### Request
Below are some records; repeat them all exactly, minus the pictures.

### Items
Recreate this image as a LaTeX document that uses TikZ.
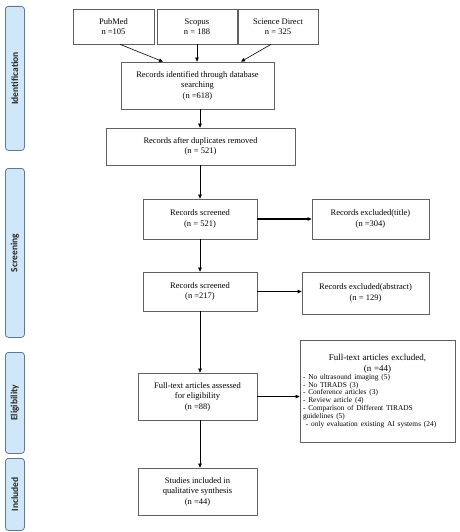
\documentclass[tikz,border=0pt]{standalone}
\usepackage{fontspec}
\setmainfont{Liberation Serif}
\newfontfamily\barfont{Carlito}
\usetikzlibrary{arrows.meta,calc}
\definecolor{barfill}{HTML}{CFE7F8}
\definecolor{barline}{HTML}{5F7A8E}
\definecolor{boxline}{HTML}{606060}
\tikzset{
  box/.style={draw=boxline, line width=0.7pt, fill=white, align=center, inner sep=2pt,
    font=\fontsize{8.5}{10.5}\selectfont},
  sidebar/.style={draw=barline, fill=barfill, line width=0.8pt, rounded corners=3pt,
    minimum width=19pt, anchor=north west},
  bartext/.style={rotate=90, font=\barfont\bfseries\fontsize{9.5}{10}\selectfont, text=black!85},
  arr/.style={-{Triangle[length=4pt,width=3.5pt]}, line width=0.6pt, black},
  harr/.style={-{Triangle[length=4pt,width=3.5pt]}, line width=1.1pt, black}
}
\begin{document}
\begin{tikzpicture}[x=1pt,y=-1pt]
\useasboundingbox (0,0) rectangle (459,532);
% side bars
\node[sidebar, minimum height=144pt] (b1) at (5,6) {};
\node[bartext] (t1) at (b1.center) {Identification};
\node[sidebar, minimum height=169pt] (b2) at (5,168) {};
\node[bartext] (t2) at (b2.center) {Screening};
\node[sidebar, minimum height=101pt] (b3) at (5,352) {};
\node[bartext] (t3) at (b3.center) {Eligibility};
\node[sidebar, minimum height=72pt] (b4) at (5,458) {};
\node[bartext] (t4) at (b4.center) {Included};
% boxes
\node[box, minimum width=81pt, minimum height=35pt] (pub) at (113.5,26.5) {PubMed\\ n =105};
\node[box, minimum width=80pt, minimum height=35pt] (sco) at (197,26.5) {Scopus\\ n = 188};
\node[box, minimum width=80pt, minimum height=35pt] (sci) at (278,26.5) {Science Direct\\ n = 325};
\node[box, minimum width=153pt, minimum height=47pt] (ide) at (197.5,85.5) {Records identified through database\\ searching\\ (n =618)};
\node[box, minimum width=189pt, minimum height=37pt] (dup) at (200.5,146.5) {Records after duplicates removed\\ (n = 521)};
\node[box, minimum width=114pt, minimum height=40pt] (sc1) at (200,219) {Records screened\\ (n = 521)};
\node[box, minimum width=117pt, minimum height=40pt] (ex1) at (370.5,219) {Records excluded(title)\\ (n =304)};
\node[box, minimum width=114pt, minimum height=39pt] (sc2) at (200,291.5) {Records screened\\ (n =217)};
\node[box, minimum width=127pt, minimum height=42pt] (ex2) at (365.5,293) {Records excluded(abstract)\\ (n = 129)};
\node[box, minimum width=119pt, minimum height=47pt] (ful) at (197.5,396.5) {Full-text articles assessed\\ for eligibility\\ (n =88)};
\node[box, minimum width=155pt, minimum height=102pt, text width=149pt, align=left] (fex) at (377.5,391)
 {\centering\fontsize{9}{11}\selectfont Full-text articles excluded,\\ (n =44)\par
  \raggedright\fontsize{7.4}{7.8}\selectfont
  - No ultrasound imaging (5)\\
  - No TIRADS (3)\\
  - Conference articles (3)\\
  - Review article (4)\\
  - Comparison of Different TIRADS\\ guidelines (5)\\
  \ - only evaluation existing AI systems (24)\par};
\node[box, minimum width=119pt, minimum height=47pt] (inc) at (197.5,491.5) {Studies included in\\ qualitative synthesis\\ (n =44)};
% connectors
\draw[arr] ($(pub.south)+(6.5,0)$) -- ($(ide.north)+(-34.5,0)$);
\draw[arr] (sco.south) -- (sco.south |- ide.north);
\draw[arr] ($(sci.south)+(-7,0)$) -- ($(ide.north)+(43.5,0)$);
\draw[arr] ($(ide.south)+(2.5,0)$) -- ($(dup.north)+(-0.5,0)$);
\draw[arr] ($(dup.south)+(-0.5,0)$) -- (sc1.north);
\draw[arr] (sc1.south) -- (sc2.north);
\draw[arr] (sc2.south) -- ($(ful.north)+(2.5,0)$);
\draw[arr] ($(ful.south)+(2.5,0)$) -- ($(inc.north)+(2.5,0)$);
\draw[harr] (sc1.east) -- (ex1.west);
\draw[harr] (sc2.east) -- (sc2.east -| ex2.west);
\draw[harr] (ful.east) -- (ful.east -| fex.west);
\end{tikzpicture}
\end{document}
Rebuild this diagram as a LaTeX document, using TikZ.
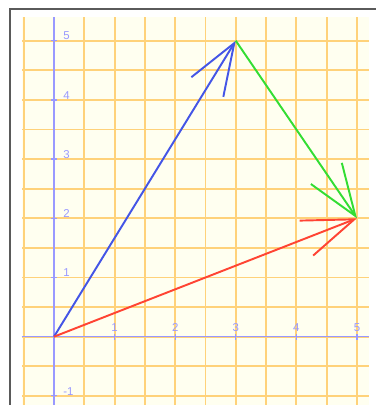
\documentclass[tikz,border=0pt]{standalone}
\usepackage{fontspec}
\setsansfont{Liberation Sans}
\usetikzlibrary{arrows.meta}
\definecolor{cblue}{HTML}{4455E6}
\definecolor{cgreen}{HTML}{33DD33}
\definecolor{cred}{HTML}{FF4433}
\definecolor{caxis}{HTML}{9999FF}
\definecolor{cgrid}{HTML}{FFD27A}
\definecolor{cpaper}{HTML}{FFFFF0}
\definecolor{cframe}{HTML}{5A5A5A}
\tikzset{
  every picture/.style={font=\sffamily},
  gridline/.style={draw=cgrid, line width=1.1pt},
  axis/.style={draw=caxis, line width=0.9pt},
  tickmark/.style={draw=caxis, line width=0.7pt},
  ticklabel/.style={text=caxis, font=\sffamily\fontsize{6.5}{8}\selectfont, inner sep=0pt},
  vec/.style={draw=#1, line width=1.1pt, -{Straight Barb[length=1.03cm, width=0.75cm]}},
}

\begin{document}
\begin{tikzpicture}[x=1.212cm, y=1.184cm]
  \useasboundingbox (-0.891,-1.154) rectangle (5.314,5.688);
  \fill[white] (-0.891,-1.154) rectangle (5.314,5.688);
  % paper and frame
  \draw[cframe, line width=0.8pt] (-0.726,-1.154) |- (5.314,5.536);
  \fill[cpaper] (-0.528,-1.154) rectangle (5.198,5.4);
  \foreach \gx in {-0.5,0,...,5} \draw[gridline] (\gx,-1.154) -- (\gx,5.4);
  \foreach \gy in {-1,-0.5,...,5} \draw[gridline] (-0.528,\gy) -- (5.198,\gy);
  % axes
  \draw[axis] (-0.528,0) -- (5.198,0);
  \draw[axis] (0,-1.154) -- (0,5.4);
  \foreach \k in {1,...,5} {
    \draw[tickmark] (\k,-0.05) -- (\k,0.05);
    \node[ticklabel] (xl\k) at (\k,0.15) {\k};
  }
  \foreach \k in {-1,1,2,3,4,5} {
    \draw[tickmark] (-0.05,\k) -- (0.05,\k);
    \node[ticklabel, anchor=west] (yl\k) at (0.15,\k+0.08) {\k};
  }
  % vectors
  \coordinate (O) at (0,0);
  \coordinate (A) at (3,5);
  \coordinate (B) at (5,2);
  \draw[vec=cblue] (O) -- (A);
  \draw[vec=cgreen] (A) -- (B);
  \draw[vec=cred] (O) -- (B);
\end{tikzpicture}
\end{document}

### Solved problem
Recreate this image as a LaTeX document that uses TikZ.
\documentclass[tikz,border=0pt]{standalone}
\usepackage{fontspec}
\setmainfont{Liberation Serif}
\newfontfamily\barfont{Carlito}
\usetikzlibrary{arrows.meta,calc}
\definecolor{barfill}{HTML}{CFE7F8}
\definecolor{barline}{HTML}{5F7A8E}
\definecolor{boxline}{HTML}{606060}
\tikzset{
  box/.style={draw=boxline, line width=0.7pt, fill=white, align=center, inner sep=2pt,
    font=\fontsize{8.5}{10.5}\selectfont},
  sidebar/.style={draw=barline, fill=barfill, line width=0.8pt, rounded corners=3pt,
    minimum width=19pt, anchor=north west},
  bartext/.style={rotate=90, font=\barfont\bfseries\fontsize{9.5}{10}\selectfont, text=black!85},
  arr/.style={-{Triangle[length=4pt,width=3.5pt]}, line width=0.6pt, black},
  harr/.style={-{Triangle[length=4pt,width=3.5pt]}, line width=1.1pt, black}
}
\begin{document}
\begin{tikzpicture}[x=1pt,y=-1pt]
\useasboundingbox (0,0) rectangle (459,532);
% side bars
\node[sidebar, minimum height=144pt] (b1) at (5,6) {};
\node[bartext] (t1) at (b1.center) {Identification};
\node[sidebar, minimum height=169pt] (b2) at (5,168) {};
\node[bartext] (t2) at (b2.center) {Screening};
\node[sidebar, minimum height=101pt] (b3) at (5,352) {};
\node[bartext] (t3) at (b3.center) {Eligibility};
\node[sidebar, minimum height=72pt] (b4) at (5,458) {};
\node[bartext] (t4) at (b4.center) {Included};
% boxes
\node[box, minimum width=81pt, minimum height=35pt] (pub) at (113.5,26.5) {PubMed\\ n =105};
\node[box, minimum width=80pt, minimum height=35pt] (sco) at (197,26.5) {Scopus\\ n = 188};
\node[box, minimum width=80pt, minimum height=35pt] (sci) at (278,26.5) {Science Direct\\ n = 325};
\node[box, minimum width=153pt, minimum height=47pt] (ide) at (197.5,85.5) {Records identified through database\\ searching\\ (n =618)};
\node[box, minimum width=189pt, minimum height=37pt] (dup) at (200.5,146.5) {Records after duplicates removed\\ (n = 521)};
\node[box, minimum width=114pt, minimum height=40pt] (sc1) at (200,219) {Records screened\\ (n = 521)};
\node[box, minimum width=117pt, minimum height=40pt] (ex1) at (370.5,219) {Records excluded(title)\\ (n =304)};
\node[box, minimum width=114pt, minimum height=39pt] (sc2) at (200,291.5) {Records screened\\ (n =217)};
\node[box, minimum width=127pt, minimum height=42pt] (ex2) at (365.5,293) {Records excluded(abstract)\\ (n = 129)};
\node[box, minimum width=119pt, minimum height=47pt] (ful) at (197.5,396.5) {Full-text articles assessed\\ for eligibility\\ (n =88)};
\node[box, minimum width=155pt, minimum height=102pt, text width=149pt, align=left] (fex) at (377.5,391)
 {\centering\fontsize{9}{11}\selectfont Full-text articles excluded,\\ (n =44)\par
  \raggedright\fontsize{7.4}{7.8}\selectfont
  - No ultrasound imaging (5)\\
  - No TIRADS (3)\\
  - Conference articles (3)\\
  - Review article (4)\\
  - Comparison of Different TIRADS\\ guidelines (5)\\
  \ - only evaluation existing AI systems (24)\par};
\node[box, minimum width=119pt, minimum height=47pt] (inc) at (197.5,491.5) {Studies included in\\ qualitative synthesis\\ (n =44)};
% connectors
\draw[arr] ($(pub.south)+(6.5,0)$) -- ($(ide.north)+(-34.5,0)$);
\draw[arr] (sco.south) -- (sco.south |- ide.north);
\draw[arr] ($(sci.south)+(-7,0)$) -- ($(ide.north)+(43.5,0)$);
\draw[arr] ($(ide.south)+(2.5,0)$) -- ($(dup.north)+(-0.5,0)$);
\draw[arr] ($(dup.south)+(-0.5,0)$) -- (sc1.north);
\draw[arr] (sc1.south) -- (sc2.north);
\draw[arr] (sc2.south) -- ($(ful.north)+(2.5,0)$);
\draw[arr] ($(ful.south)+(2.5,0)$) -- ($(inc.north)+(2.5,0)$);
\draw[harr] (sc1.east) -- (ex1.west);
\draw[harr] (sc2.east) -- (sc2.east -| ex2.west);
\draw[harr] (ful.east) -- (ful.east -| fex.west);
\end{tikzpicture}
\end{document}
Rebuild this diagram as a LaTeX document, using TikZ.
\documentclass[tikz,border=0pt]{standalone}
\usepackage{fontspec}
\setsansfont{Liberation Sans}
\usetikzlibrary{arrows.meta}
\definecolor{cblue}{HTML}{4455E6}
\definecolor{cgreen}{HTML}{33DD33}
\definecolor{cred}{HTML}{FF4433}
\definecolor{caxis}{HTML}{9999FF}
\definecolor{cgrid}{HTML}{FFD27A}
\definecolor{cpaper}{HTML}{FFFFF0}
\definecolor{cframe}{HTML}{5A5A5A}
\tikzset{
  every picture/.style={font=\sffamily},
  gridline/.style={draw=cgrid, line width=1.1pt},
  axis/.style={draw=caxis, line width=0.9pt},
  tickmark/.style={draw=caxis, line width=0.7pt},
  ticklabel/.style={text=caxis, font=\sffamily\fontsize{6.5}{8}\selectfont, inner sep=0pt},
  vec/.style={draw=#1, line width=1.1pt, -{Straight Barb[length=1.03cm, width=0.75cm]}},
}

\begin{document}
\begin{tikzpicture}[x=1.212cm, y=1.184cm]
  \useasboundingbox (-0.891,-1.154) rectangle (5.314,5.688);
  \fill[white] (-0.891,-1.154) rectangle (5.314,5.688);
  % paper and frame
  \draw[cframe, line width=0.8pt] (-0.726,-1.154) |- (5.314,5.536);
  \fill[cpaper] (-0.528,-1.154) rectangle (5.198,5.4);
  \foreach \gx in {-0.5,0,...,5} \draw[gridline] (\gx,-1.154) -- (\gx,5.4);
  \foreach \gy in {-1,-0.5,...,5} \draw[gridline] (-0.528,\gy) -- (5.198,\gy);
  % axes
  \draw[axis] (-0.528,0) -- (5.198,0);
  \draw[axis] (0,-1.154) -- (0,5.4);
  \foreach \k in {1,...,5} {
    \draw[tickmark] (\k,-0.05) -- (\k,0.05);
    \node[ticklabel] (xl\k) at (\k,0.15) {\k};
  }
  \foreach \k in {-1,1,2,3,4,5} {
    \draw[tickmark] (-0.05,\k) -- (0.05,\k);
    \node[ticklabel, anchor=west] (yl\k) at (0.15,\k+0.08) {\k};
  }
  % vectors
  \coordinate (O) at (0,0);
  \coordinate (A) at (3,5);
  \coordinate (B) at (5,2);
  \draw[vec=cblue] (O) -- (A);
  \draw[vec=cgreen] (A) -- (B);
  \draw[vec=cred] (O) -- (B);
\end{tikzpicture}
\end{document}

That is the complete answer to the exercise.